_Exercise input_
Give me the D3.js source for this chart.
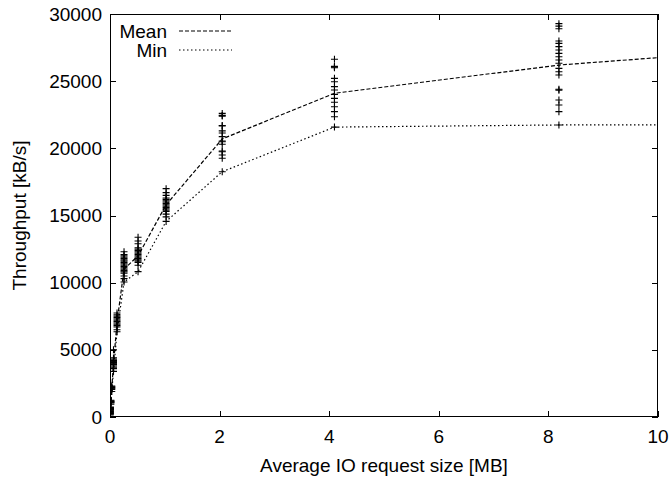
<!DOCTYPE html>
<html>
<head>
<meta charset="utf-8">
<script src="https://cdn.jsdelivr.net/npm/d3@7"></script>
<style>
  html, body { margin: 0; padding: 0; background: #fff; }
  svg { display: block; }
  text { font-family: "Liberation Sans", Arial, Helvetica, sans-serif; fill: #000; }
</style>
</head>
<body>
<svg id="chart" width="670" height="479"></svg>
<script>
// Request sizes in MB (KB / 1000), one entry per measured block size
const sizeMB = [0.004, 0.008, 0.016, 0.032, 0.064, 0.128, 0.256, 0.512, 1.024, 2.048, 4.096, 8.192, 16.384];

// Mean and minimum throughput per request size [kB/s]
const meanKBs = [300, 600, 1120, 2150, 3950, 7050, 11000, 12000, 15800, 20700, 24100, 26200, 28700];
const minKBs  = [150, 450, 950, 1900, 3400, 6350, 10050, 10820, 14560, 18260, 21580, 21740, 21800];

// Individual run throughputs [kB/s] for each request size
const runs4k   = [150, 200, 250, 280, 300, 320, 350, 380, 420, 500];
const runs8k   = [450, 520, 560, 600, 620, 650, 700, 750];
const runs16k  = [950, 1050, 1100, 1120, 1150, 1200, 1250];
const runs32k  = [1900, 2050, 2100, 2150, 2200, 2250, 2300];
const runs64k  = [3400, 3600, 3700, 3800, 3900, 3950, 4000, 4050, 4100, 4150, 4200, 4300, 4400, 5000];
const runs128k = [6350, 6500, 6700, 6800, 6900, 7000, 7100, 7200, 7300, 7400, 7500, 7600, 7740];
const runs256k = [10050, 10300, 10500, 10700, 10800, 10900, 11000, 11100, 11200, 11300, 11400, 11500, 11600, 11700, 11800, 11900, 12000, 12100, 12300];
const runs512k = [10820, 11300, 11500, 11600, 11700, 11800, 11900, 12000, 12100, 12200, 12300, 12400, 12500, 12600, 12900, 13100, 13380];
const runs1m   = [14560, 14900, 15100, 15300, 15400, 15500, 15600, 15700, 15800, 15900, 16000, 16100, 16200, 16300, 16500, 16700, 17000];
const runs2m   = [18260, 19260, 19500, 19750, 19800, 20300, 20490, 20550, 20870, 21140, 21300, 21660, 21700, 22400, 22450, 22600];
const runs4m   = [21580, 22350, 22730, 23100, 23430, 23720, 24020, 24340, 24590, 24960, 25210, 26000, 26050, 26100, 26630];
const runs8m   = [21740, 22730, 23230, 23600, 24330, 24400, 25460, 25700, 25950, 26330, 26580, 26820, 27070, 27320, 27570, 27810, 27990, 28900, 29100, 29280];
const runSets  = [runs4k, runs8k, runs16k, runs32k, runs64k, runs128k, runs256k, runs512k, runs1m, runs2m, runs4m, runs8m];

// Axis ticks
const xTicks = [0, 2, 4, 6, 8, 10];
const yTicks = [0, 5000, 10000, 15000, 20000, 25000, 30000];

// Legend entries
const seriesNames = ["Mean", "Min"];

const svg = d3.select("#chart");
const plotL = 110, plotR = 658, plotT = 14, plotB = 417;
const fontPx = 19;

const x = d3.scaleLinear().domain([0, 10]).range([plotL, plotR]);
const y = d3.scaleLinear().domain([0, 30000]).range([plotB, plotT]);

svg.append("defs").append("clipPath").attr("id", "plotArea")
  .append("rect").attr("x", plotL).attr("y", plotT)
  .attr("width", plotR - plotL).attr("height", plotB - plotT);

// Inward ticks on all four sides
const tickLen = 6;
const tickG = svg.append("g").attr("stroke", "#000").attr("stroke-width", 1);
xTicks.forEach(t => {
  const px = Math.round(x(t)) + 0.5;
  tickG.append("line").attr("x1", px).attr("x2", px).attr("y1", plotB).attr("y2", plotB - tickLen);
  tickG.append("line").attr("x1", px).attr("x2", px).attr("y1", plotT).attr("y2", plotT + tickLen);
});
yTicks.forEach(t => {
  const py = Math.round(y(t)) + 0.5;
  tickG.append("line").attr("x1", plotL).attr("x2", plotL + tickLen).attr("y1", py).attr("y2", py);
  tickG.append("line").attr("x1", plotR).attr("x2", plotR - tickLen).attr("y1", py).attr("y2", py);
});

// Tick labels
svg.append("g").selectAll("text").data(xTicks).join("text")
  .attr("x", d => x(d)).attr("y", plotB + 26)
  .attr("text-anchor", "middle").style("font-size", fontPx + "px")
  .text(d => d);
svg.append("g").selectAll("text").data(yTicks).join("text")
  .attr("x", plotL - 8).attr("y", d => y(d)).attr("dy", "0.35em")
  .attr("text-anchor", "end").style("font-size", fontPx + "px")
  .text(d => d);

// Axis titles
svg.append("text").attr("x", (plotL + plotR) / 2).attr("y", plotB + 55)
  .attr("text-anchor", "middle").style("font-size", fontPx + "px")
  .text("Average IO request size [MB]");
svg.append("text")
  .attr("transform", `translate(26,${(plotT + plotB) / 2}) rotate(-90)`)
  .attr("text-anchor", "middle").style("font-size", fontPx + "px")
  .text("Throughput [kB/s]");

const plot = svg.append("g").attr("clip-path", "url(#plotArea)");

// Individual runs as "+" markers
const pts = [];
runSets.forEach((runs, i) => runs.forEach(v => pts.push([sizeMB[i], v])));
const half = 3.5;
plot.append("g").attr("stroke", "#000").attr("stroke-width", 1.1)
  .selectAll("path").data(pts).join("path")
  .attr("d", d => {
    const cx = x(d[0]), cy = y(d[1]);
    return `M${cx - half},${cy}H${cx + half}M${cx},${cy - half}V${cy + half}`;
  });

// Mean and min lines
const line = d3.line().x(d => x(d[0])).y(d => y(d[1]));
const dashes = ["4,2", "1.5,2.5"];
[meanKBs, minKBs].forEach((vals, k) => {
  plot.append("path")
    .datum(sizeMB.map((s, i) => [s, vals[i]]))
    .attr("fill", "none").attr("stroke", "#000").attr("stroke-width", 1.2)
    .attr("stroke-dasharray", dashes[k])
    .attr("d", line);
});

// Legend
seriesNames.forEach((name, k) => {
  const ly = 31 + k * 19;
  svg.append("text").attr("x", 167).attr("y", ly).attr("dy", "0.35em")
    .attr("text-anchor", "end").style("font-size", fontPx + "px").text(name);
  svg.append("line").attr("x1", 179).attr("x2", 232).attr("y1", ly).attr("y2", ly)
    .attr("stroke", "#000").attr("stroke-width", 1.2).attr("stroke-dasharray", dashes[k]);
});

// Plot border
svg.append("rect").attr("x", plotL + 0.5).attr("y", plotT + 0.5)
  .attr("width", plotR - plotL - 1).attr("height", plotB - plotT - 1)
  .attr("fill", "none").attr("stroke", "#000").attr("stroke-width", 1);
</script>
</body>
</html>
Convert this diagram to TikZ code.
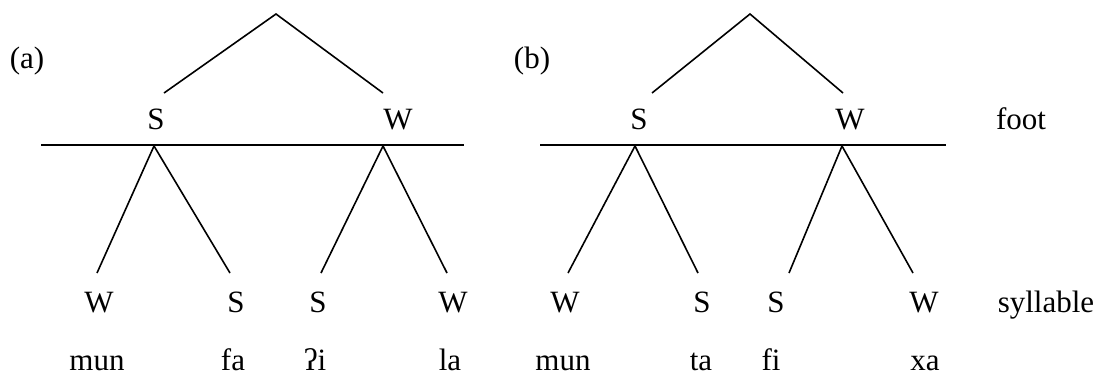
\documentclass[tikz,border=0pt]{standalone}
\usepackage{fontspec}
\setmainfont{Liberation Serif}
\begin{document}
\begin{tikzpicture}[x=1pt,y=-1pt,
  lbl/.style={anchor=base,inner sep=0pt,font=\fontsize{31}{36}\selectfont},
  br/.style={line width=1.6pt}]
\useasboundingbox (0,0) rectangle (1099,376);
% ---------- (a) ----------
\node[lbl] (la) at (27,68) {(a)};
\coordinate (aTop) at (276,14);
\coordinate (aSe) at (164,93);
\coordinate (aWe) at (383,93);
\node[lbl] (aS) at (156,129) {S};
\node[lbl] (aW) at (398,129) {W};
\coordinate (aH1) at (41,145);
\coordinate (aH2) at (464,145);
\coordinate (aL) at (154,146);
\coordinate (aR) at (383,146);
\coordinate (a1) at (97,273);
\coordinate (a2) at (230,273);
\coordinate (a3) at (321,273);
\coordinate (a4) at (447,273);
\draw[br] (aSe) -- (aTop) -- (aWe);
\draw[br] (aH1) -- (aH2);
\draw[br] (a1) -- (aL) -- (a2);
\draw[br] (a3) -- (aR) -- (a4);
\node[lbl] (as1) at (99,312) {W};
\node[lbl] (as2) at (236,312) {S};
\node[lbl] (as3) at (318,312) {S};
\node[lbl] (as4) at (453,312) {W};
\node[lbl] (aw1) at (97,370) {mun};
\node[lbl] (aw2) at (233,370) {fa};
\node[lbl] (aw3) at (315,370) {ʔi};
\node[lbl] (aw4) at (450,370) {la};
% ---------- (b) ----------
\node[lbl] (lb) at (532,68) {(b)};
\coordinate (bTop) at (750,14);
\coordinate (bSe) at (652,93);
\coordinate (bWe) at (843,93);
\node[lbl] (bS) at (639,129) {S};
\node[lbl] (bW) at (850,129) {W};
\coordinate (bH1) at (540,145);
\coordinate (bH2) at (946,145);
\coordinate (bL) at (635,146);
\coordinate (bR) at (842,146);
\coordinate (b1) at (568,273);
\coordinate (b2) at (698,273);
\coordinate (b3) at (789,273);
\coordinate (b4) at (913,273);
\draw[br] (bSe) -- (bTop) -- (bWe);
\draw[br] (bH1) -- (bH2);
\draw[br] (b1) -- (bL) -- (b2);
\draw[br] (b3) -- (bR) -- (b4);
\node[lbl] (bs1) at (565,312) {W};
\node[lbl] (bs2) at (702,312) {S};
\node[lbl] (bs3) at (776,312) {S};
\node[lbl] (bs4) at (924,312) {W};
\node[lbl] (bw1) at (563,370) {mun};
\node[lbl] (bw2) at (701,370) {ta};
\node[lbl] (bw3) at (771,370) {fi};
\node[lbl] (bw4) at (925,370) {xa};
% ---------- level labels ----------
\node[lbl] (foot) at (1021,129) {foot};
\node[lbl] (syl) at (1046,312) {syllable};
\end{tikzpicture}
\end{document}
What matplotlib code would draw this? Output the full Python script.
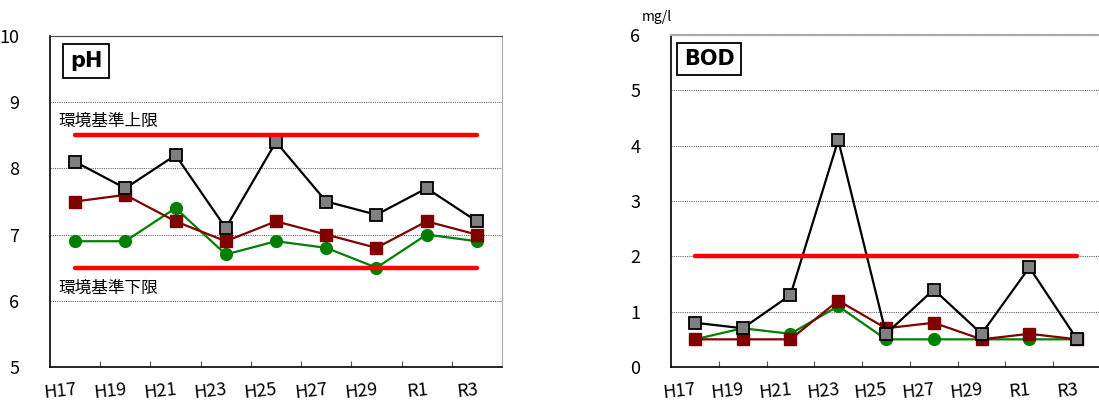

_What to work on_
State how many lines of the listing hold the string "draw"; reply with the number and nothing else.

_Exercise answer_
9